Au fur et à mesure que l’on avance dans la lecture captivante de cet ouvrage, on reste confondu par la qualité de l’analyse de Recknagel, dont la lecture fouillée de l’œuvre mexicaine de Traven n’a d’autre intention que d’affiner le portrait de son auteur en révolté suprême. « Ce n’est pas les actes qui nous pèsent, fait dire Traven à Howard, le chercheur d’or de la Sierra Madre, mais les souvenirs qui nous dévorent l’âme. » C’est à cette quête patiente des réminiscences que se livre avec méthode Recknagel. Ainsi, nous dit-il, ces « souvenirs qui dévorent l’âme » sont si présents dans l’univers littéraire de Traven qu’il suffit de se pencher pour les cueillir. Cette Allemagne, par exemple, si présente entre les lignes de ses romans, avec son lot de « tragédies historiques » et de « déceptions intimes » qu’il y a connues, cette Allemagne éternel objet de son « ressentiment », mais aussi moteur de cette « pugnacité politique » dont il fait preuve et qui demeure infiniment fidèle à sa révolte stirnérienne des jeunes années, quoique plus ouverte désormais à la dimension collective du combat pour l’auto-émancipation – des Indiens et des prolétaires, notamment. Pour tirer ce fil de mémoire et en faire la trame d’un récit biographique crédible, il fallait réunir deux conditions : cette intime connaissance, déjà soulignée, des écrits de Marut-Traven, mais aussi la patiente capacité de déjouer les nombreux pièges posés sur la route du biographe par l’insaisissable de Mexico.

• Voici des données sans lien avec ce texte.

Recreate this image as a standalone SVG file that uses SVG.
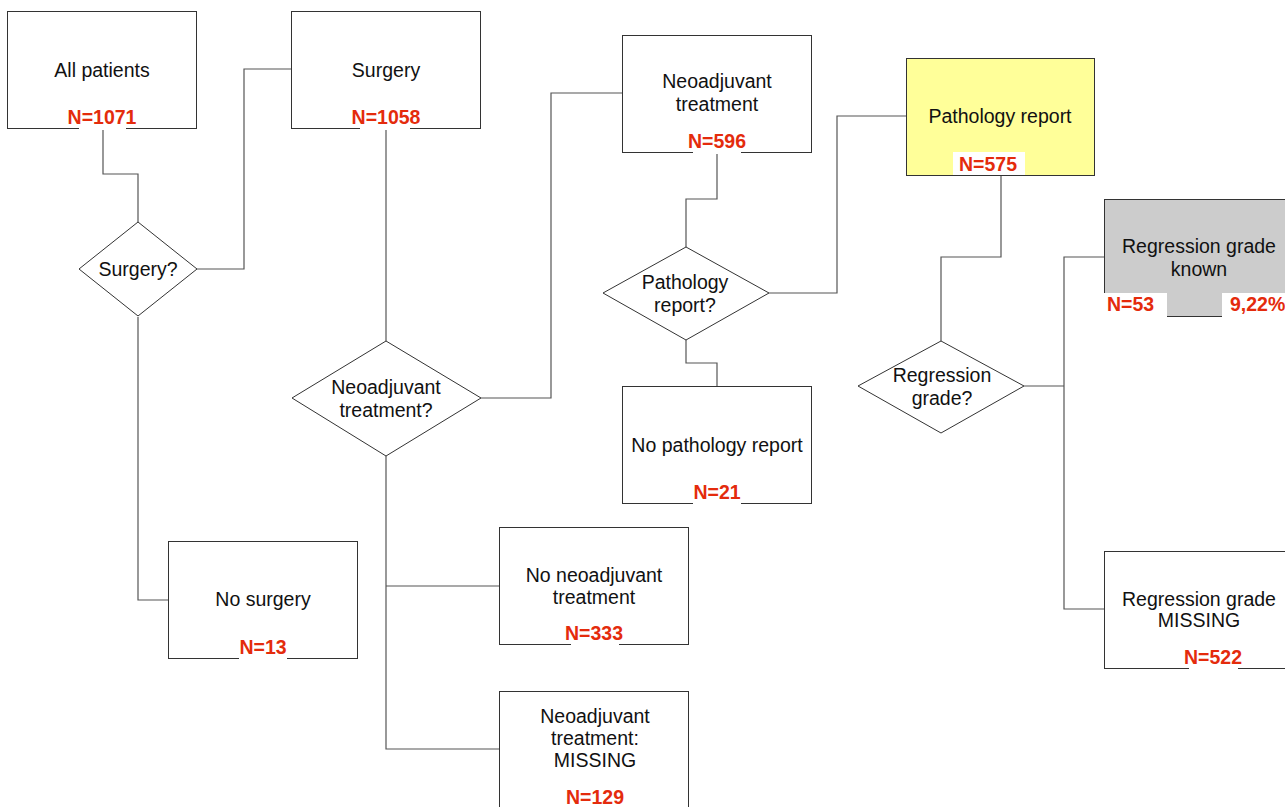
<svg xmlns="http://www.w3.org/2000/svg" width="1285" height="807" viewBox="0 0 1285 807">
<style>
.box{fill:#fff;stroke:#333;stroke-width:1}
.yel{fill:#FFFF99}
.gry{fill:#CCCCCC}
.dia{fill:#fff;stroke:#333;stroke-width:1}
.con{fill:none;stroke:#555;stroke-width:1.2}
.t{font-family:"Liberation Sans",Arial,sans-serif;font-size:19.5px;fill:#111;text-anchor:middle}
.n{font-family:"Liberation Sans",Arial,sans-serif;font-size:19.5px;font-weight:bold;fill:#E42B0C;text-anchor:middle}
.w{fill:#fff;stroke:none}
</style>
<rect width="1285" height="807" fill="#fff"/>
<g id="connectors">
<polyline class="con" points="103,128 103,174 138,174 138,222"/>
<polyline class="con" points="138,317 138,600 168,600"/>
<polyline class="con" points="197,269 244,269 244,69 291,69"/>
<polyline class="con" points="386,128 386,341"/>
<polyline class="con" points="481,398 551,398 551,93 622,93"/>
<polyline class="con" points="386,456 386,749 499,749"/>
<polyline class="con" points="386,586 499,586"/>
<polyline class="con" points="717,152 717,199 686,199 686,247"/>
<polyline class="con" points="686,340 686,363 717,363 717,386"/>
<polyline class="con" points="769,293 837,293 837,116 906,116"/>
<polyline class="con" points="1001,175 1001,257 941,257 941,341"/>
<polyline class="con" points="1024,386 1064,386"/>
<polyline class="con" points="1104,257 1064,257 1064,609 1104,609"/>
</g>
<g id="all-patients">
<rect class="box" x="7.5" y="11.5" width="189" height="117"/>
<text class="t" x="102" y="77">All patients</text>
<rect class="w" x="79" y="107" width="47" height="23"/>
<text class="n" x="102" y="124">N=1071</text>
</g>
<g id="surgery-q">
<polygon class="dia" points="138,222 197,269 138,316 79,269"/>
<text class="t" x="138" y="276">Surgery?</text>
</g>
<g id="surgery">
<rect class="box" x="291.5" y="11.5" width="189" height="117"/>
<text class="t" x="386" y="77">Surgery</text>
<rect class="w" x="360" y="107" width="50" height="23"/>
<text class="n" x="386" y="124">N=1058</text>
</g>
<g id="no-surgery">
<rect class="box" x="168.5" y="541.5" width="189" height="117"/>
<text class="t" x="263" y="606">No surgery</text>
<rect class="w" x="239" y="637" width="48" height="23"/>
<text class="n" x="263" y="654">N=13</text>
</g>
<g id="neo-q">
<polygon class="dia" points="386,341 481,398 386,456 292,398"/>
<text class="t" x="386" y="394">Neoadjuvant</text>
<text class="t" x="386" y="417">treatment?</text>
</g>
<g id="neo">
<rect class="box" x="622.5" y="35.5" width="189" height="117"/>
<text class="t" x="717" y="88">Neoadjuvant</text>
<text class="t" x="717" y="111">treatment</text>
<rect class="w" x="693" y="131" width="48" height="23"/>
<text class="n" x="717" y="148">N=596</text>
</g>
<g id="no-neo">
<rect class="box" x="499.5" y="527.5" width="189" height="117"/>
<text class="t" x="594" y="582">No neoadjuvant</text>
<text class="t" x="594" y="604">treatment</text>
<rect class="w" x="571" y="623" width="48" height="23"/>
<text class="n" x="594" y="640">N=333</text>
</g>
<g id="neo-missing">
<rect class="box" x="499.5" y="691.5" width="189" height="130"/>
<text class="t" x="595" y="723">Neoadjuvant</text>
<text class="t" x="595" y="745">treatment:</text>
<text class="t" x="595" y="767">MISSING</text>
<text class="n" x="595" y="804">N=129</text>
</g>
<g id="path-q">
<polygon class="dia" points="686,247 769,293 686,340 603,293"/>
<text class="t" x="685" y="289">Pathology</text>
<text class="t" x="685" y="312">report?</text>
</g>
<g id="no-path">
<rect class="box" x="622.5" y="386.5" width="189" height="117"/>
<text class="t" x="717" y="452">No pathology report</text>
<rect class="w" x="693" y="482" width="48" height="23"/>
<text class="n" x="717" y="499">N=21</text>
</g>
<g id="path">
<rect class="box yel" x="906.5" y="58.5" width="188" height="117"/>
<text class="t" x="1000" y="123">Pathology report</text>
<rect class="w" x="953" y="152" width="72" height="23"/>
<text class="n" x="988" y="171">N=575</text>
</g>
<g id="reg-q">
<polygon class="dia" points="941,341 1024,386 941,433 858,386"/>
<text class="t" x="942" y="382">Regression</text>
<text class="t" x="942" y="405">grade?</text>
</g>
<g id="reg-known">
<rect class="box gry" x="1104.5" y="199.5" width="190" height="117"/>
<text class="t" x="1199" y="253">Regression grade</text>
<text class="t" x="1199" y="276">known</text>
<rect class="w" x="1104" y="293" width="63" height="24"/>
<rect class="w" x="1222" y="293" width="63" height="24"/>
<text class="n" x="1107" y="311" style="text-anchor:start">N=53</text>
<text class="n" x="1230" y="311" style="text-anchor:start">9,22%</text>
</g>
<g id="reg-missing">
<rect class="box" x="1104.5" y="551.5" width="190" height="117"/>
<text class="t" x="1199" y="606">Regression grade</text>
<text class="t" x="1199" y="627">MISSING</text>
<rect class="w" x="1189" y="647" width="49" height="23"/>
<text class="n" x="1213" y="664">N=522</text>
</g>
</svg>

Et, pour le coup, il y avait à faire tant Traven fut inventif pour protéger son anonymat. Recknagel donne d’ailleurs un certain nombre de preuves de bidonnages savamment orchestrés par Traven, dix ans durant, avec la complicité de Josef Wieder, son éditeur de Zurich. De ce point de vue, la lecture des célèbres Communiqués de BT révèle – jusqu’au « malaise », précise Recknagel – qu’il ne reculait devant rien, y compris la propagation de fausses rumeurs ou de potins inventés, pour déjouer les importuns, mais aussi, ajoute le biographe légèrement excédé, pour « faire sonner les trompettes de [sa] renommée ». Car le modeste Traven, héritier là encore de Stirner, avait, à n’en pas douter, une haute idée de lui-même.

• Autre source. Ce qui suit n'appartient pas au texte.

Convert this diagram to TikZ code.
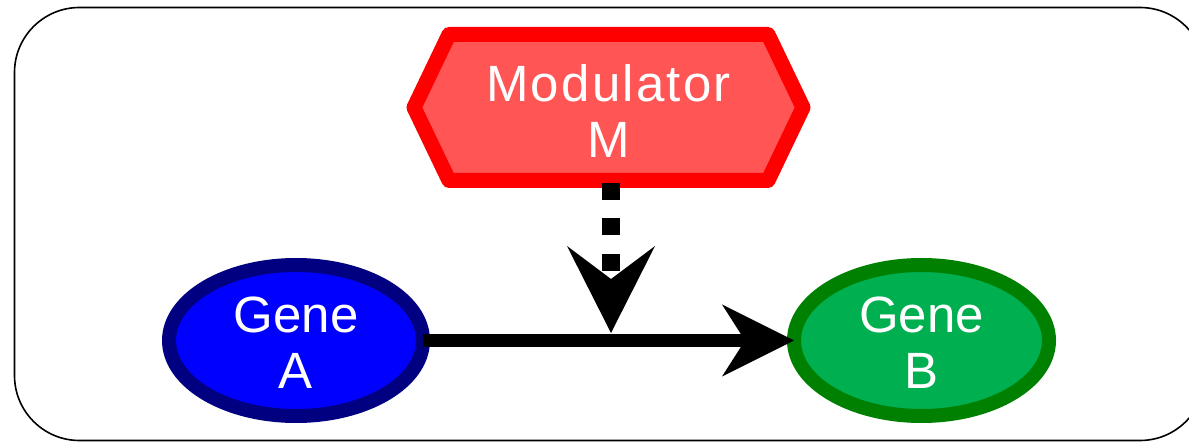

« Ma vie personnelle ne décevrait pas le lecteur, avait indiqué en son temps Traven, mais c’est mon affaire et elle le restera. » Elle le resta, en effet, jusqu’à sa mort, le 27 mars 1969, malgré de nombreuses tentatives d’incursion dans son existence de divers folliculaires en mal de sensationnalisme. Un mois après son décès, sa veuve et légataire universelle, Rosa Elena Luján de Torsvan, admettait publiquement que B. Traven et Ret Marut, alias Richard Maurhut, n’étaient qu’une seule et même personne. En août de la même année, dans un article écrit en collaboration avec le critique littéraire Miguel Donoso Pareja, Rosa Elena précisait : « Le 1er mai 1919, Ret Marut fut arrêté à Munich et condamné à mort. Cinquante ans plus tard, le 26 mars 1969, le même homme est mort au Mexique sous un autre nom : Traven. Ce qu’on sait de Ret Marut, le pseudonyme choisi par Traven Torsvan durant son séjour en Allemagne, est un préalable nécessaire pour comprendre la personnalité d’un des hommes les plus turbulents de ce siècle. » Ainsi se voyaient corroborées les recherches de Recknagel, dont la biographie, excellemment traduite par l’indispensable Adèle Zwicker, demeure le grand livre sur Traven.